* **EXERCISE INPUTS**

= = =

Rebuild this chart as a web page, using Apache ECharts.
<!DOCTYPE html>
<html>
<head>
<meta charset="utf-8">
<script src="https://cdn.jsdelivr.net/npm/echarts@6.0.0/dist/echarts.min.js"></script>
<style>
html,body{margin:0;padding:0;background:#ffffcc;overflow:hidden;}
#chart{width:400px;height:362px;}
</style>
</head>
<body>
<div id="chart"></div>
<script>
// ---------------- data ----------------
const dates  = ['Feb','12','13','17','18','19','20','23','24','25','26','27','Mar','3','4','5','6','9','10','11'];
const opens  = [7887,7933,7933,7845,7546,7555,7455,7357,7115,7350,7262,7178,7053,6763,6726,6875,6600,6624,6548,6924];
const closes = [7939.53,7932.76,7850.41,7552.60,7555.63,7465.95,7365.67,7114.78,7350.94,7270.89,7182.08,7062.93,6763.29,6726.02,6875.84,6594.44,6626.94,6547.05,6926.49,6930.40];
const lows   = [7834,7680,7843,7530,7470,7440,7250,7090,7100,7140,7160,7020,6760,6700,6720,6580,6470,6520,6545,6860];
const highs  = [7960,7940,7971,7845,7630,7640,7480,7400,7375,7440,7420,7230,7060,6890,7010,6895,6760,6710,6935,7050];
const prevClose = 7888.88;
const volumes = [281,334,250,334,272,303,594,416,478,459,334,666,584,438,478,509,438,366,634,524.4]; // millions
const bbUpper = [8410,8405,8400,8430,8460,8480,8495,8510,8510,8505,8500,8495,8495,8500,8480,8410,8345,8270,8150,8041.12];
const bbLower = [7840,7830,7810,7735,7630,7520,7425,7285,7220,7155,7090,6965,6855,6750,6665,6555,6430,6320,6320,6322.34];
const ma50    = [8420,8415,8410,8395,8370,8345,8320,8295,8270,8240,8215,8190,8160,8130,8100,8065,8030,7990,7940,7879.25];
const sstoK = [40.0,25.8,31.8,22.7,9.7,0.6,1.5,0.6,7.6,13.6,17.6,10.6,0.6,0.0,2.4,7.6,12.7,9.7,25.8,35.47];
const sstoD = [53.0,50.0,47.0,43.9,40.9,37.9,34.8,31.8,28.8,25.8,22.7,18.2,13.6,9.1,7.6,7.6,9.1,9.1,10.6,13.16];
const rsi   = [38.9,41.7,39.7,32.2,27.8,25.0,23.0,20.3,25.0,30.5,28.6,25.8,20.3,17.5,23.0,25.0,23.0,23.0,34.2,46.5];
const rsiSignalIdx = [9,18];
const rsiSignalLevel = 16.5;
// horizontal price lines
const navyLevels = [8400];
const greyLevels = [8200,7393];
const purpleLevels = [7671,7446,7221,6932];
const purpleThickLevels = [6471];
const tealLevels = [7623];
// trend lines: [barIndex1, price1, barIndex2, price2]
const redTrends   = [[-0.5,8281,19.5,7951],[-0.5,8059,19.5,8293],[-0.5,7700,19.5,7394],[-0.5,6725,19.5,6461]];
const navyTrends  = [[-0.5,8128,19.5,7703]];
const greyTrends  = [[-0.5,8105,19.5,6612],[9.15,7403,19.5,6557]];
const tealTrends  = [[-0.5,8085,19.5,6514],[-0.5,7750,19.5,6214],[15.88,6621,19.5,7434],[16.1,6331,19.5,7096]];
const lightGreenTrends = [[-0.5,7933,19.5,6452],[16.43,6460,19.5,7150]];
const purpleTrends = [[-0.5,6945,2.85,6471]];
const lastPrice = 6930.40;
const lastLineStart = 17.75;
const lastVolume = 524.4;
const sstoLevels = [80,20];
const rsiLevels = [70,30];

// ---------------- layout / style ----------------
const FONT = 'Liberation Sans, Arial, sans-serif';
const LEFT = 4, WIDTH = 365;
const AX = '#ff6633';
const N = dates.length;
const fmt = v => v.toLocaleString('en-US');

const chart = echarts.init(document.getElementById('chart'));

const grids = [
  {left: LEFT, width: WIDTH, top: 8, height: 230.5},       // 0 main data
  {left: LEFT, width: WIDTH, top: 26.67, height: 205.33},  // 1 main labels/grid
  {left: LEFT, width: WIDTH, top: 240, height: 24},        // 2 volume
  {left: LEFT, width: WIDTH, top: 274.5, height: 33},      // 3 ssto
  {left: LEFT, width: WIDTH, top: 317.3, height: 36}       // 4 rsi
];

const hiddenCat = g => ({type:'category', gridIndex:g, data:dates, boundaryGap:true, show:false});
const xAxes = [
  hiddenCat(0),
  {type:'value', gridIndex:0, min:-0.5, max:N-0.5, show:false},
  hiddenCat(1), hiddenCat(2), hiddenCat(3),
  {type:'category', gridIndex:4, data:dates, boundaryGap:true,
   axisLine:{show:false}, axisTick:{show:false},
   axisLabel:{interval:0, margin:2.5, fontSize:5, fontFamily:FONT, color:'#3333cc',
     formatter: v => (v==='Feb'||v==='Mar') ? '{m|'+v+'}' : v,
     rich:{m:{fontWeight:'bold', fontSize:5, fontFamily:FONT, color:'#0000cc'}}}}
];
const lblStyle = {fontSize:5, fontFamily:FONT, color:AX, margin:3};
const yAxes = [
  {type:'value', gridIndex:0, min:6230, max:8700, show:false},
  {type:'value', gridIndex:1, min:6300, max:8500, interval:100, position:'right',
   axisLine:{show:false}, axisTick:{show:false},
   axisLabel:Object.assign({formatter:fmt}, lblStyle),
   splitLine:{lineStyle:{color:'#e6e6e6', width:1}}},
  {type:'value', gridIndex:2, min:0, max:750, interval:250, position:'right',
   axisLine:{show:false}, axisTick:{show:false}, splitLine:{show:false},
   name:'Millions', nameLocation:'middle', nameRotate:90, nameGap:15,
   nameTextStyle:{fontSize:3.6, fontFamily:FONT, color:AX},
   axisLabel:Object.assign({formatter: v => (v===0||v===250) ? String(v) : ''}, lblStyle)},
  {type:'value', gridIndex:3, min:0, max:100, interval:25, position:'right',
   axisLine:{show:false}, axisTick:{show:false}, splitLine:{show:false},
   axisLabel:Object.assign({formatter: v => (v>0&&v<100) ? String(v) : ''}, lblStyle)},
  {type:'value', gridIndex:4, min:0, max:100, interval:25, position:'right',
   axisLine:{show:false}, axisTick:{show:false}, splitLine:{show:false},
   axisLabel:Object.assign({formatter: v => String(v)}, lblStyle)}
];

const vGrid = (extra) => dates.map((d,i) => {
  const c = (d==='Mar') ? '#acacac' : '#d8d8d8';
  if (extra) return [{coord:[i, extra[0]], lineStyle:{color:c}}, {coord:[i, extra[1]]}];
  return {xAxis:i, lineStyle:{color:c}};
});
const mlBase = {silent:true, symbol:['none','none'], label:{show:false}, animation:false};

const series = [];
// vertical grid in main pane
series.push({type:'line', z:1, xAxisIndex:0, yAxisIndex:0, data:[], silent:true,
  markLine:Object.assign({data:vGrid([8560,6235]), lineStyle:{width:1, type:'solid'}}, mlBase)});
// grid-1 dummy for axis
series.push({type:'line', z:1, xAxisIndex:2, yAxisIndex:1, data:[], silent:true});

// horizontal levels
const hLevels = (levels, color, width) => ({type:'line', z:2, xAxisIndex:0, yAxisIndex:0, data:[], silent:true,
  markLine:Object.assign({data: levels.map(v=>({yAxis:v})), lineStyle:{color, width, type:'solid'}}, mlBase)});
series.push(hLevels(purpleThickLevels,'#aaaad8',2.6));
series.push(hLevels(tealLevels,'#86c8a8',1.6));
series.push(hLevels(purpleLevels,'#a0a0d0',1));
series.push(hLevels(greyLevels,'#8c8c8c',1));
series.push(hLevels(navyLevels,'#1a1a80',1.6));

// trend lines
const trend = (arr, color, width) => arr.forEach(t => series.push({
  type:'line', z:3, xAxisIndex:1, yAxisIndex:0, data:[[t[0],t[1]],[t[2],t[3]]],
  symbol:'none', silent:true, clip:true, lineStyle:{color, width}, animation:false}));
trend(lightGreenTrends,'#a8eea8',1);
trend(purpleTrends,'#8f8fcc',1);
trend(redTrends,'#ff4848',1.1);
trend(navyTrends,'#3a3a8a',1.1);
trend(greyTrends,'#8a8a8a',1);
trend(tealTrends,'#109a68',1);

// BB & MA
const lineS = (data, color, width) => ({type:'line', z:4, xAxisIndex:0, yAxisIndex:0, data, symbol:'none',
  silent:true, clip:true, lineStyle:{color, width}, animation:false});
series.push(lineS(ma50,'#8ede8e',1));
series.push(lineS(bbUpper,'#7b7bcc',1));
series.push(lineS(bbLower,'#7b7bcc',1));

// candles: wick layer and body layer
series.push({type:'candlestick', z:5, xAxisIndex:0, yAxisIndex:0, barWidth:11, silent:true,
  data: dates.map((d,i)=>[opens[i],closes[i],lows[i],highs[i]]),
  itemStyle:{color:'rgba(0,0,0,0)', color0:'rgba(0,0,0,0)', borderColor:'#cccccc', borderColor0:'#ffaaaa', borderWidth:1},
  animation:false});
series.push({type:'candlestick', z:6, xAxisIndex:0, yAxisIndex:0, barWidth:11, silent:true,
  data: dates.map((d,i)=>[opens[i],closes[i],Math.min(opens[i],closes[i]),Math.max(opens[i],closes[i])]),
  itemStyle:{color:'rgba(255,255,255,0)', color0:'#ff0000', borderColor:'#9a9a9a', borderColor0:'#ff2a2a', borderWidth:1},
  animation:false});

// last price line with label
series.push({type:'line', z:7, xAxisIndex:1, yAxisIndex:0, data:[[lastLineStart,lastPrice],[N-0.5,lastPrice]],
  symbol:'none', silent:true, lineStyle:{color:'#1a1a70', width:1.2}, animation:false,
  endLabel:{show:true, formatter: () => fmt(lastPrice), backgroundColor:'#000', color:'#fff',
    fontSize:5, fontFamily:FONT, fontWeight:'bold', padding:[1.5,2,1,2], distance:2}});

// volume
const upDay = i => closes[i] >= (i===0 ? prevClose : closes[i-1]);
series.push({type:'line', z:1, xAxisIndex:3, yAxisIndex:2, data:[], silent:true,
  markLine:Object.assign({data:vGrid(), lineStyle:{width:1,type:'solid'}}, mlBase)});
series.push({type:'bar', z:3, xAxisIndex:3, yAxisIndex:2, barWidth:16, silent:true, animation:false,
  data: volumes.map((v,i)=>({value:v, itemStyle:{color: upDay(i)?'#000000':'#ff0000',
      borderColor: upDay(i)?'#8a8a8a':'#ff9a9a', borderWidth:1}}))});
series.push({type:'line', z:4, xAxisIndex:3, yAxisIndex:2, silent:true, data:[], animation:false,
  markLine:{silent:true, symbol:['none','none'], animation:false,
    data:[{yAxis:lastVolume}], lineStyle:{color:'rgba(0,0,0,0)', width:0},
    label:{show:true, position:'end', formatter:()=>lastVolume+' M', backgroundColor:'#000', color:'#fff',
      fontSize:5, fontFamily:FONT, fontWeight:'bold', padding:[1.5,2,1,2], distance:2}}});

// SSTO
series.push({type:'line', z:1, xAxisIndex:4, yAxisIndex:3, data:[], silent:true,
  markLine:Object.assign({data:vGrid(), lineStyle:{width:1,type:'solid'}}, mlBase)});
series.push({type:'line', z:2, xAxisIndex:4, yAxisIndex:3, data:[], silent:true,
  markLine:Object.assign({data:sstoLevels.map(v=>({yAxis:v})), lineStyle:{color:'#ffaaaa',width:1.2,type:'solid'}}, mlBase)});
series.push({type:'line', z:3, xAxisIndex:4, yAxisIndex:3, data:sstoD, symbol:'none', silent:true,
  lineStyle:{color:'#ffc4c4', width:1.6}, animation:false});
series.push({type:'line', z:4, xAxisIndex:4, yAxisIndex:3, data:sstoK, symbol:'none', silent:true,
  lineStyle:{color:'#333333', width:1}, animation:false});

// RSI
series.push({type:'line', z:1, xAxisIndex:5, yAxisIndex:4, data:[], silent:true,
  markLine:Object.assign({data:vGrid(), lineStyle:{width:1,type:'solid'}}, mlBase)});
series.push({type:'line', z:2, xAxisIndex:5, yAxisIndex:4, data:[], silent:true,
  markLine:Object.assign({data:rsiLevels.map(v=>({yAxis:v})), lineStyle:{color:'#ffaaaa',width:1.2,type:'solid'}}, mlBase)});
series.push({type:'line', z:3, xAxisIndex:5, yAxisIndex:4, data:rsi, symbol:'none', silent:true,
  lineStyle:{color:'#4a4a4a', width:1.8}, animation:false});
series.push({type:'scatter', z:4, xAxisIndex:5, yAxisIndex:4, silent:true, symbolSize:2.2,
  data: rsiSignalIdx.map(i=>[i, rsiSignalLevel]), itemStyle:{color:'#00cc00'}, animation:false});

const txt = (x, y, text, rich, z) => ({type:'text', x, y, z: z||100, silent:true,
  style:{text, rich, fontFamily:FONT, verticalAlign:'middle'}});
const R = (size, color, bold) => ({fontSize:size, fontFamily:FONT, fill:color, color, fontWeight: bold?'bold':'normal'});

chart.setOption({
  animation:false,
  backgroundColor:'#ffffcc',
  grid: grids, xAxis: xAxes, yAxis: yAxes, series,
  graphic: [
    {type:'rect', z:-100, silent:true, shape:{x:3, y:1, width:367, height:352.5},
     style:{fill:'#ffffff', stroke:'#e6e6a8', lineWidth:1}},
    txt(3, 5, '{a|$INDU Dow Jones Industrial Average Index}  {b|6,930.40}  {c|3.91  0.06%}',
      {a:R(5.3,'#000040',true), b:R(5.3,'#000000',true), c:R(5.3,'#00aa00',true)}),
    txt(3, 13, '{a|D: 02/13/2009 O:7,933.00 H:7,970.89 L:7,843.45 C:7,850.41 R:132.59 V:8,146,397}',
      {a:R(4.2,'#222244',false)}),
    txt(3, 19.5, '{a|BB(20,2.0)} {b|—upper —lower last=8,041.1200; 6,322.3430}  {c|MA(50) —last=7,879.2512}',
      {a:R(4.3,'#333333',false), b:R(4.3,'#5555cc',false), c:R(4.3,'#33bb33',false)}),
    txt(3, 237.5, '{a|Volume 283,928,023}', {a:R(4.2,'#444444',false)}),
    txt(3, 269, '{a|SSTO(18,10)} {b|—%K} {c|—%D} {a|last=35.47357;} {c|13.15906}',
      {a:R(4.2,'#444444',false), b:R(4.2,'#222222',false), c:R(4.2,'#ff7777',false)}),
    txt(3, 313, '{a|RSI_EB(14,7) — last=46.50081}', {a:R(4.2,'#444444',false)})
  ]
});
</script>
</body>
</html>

= = =

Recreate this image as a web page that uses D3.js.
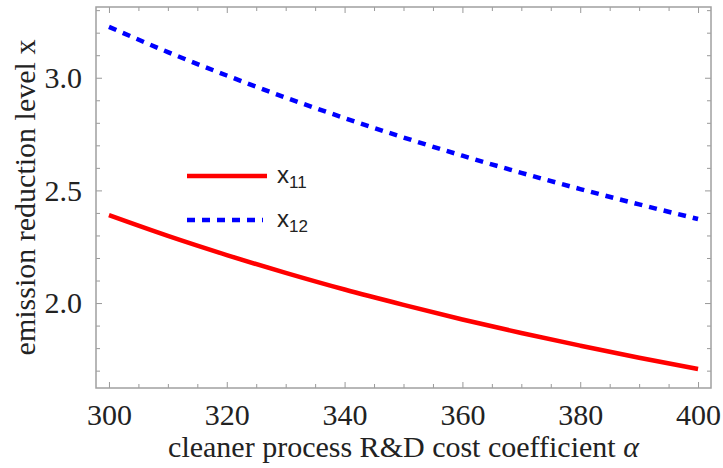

= = =

* **TASK REQUIREMENTS**
Only the number is wanted: how many lines of the data contain the word "page"?

* **RESPONSE FOR THIS EXERCISE**
2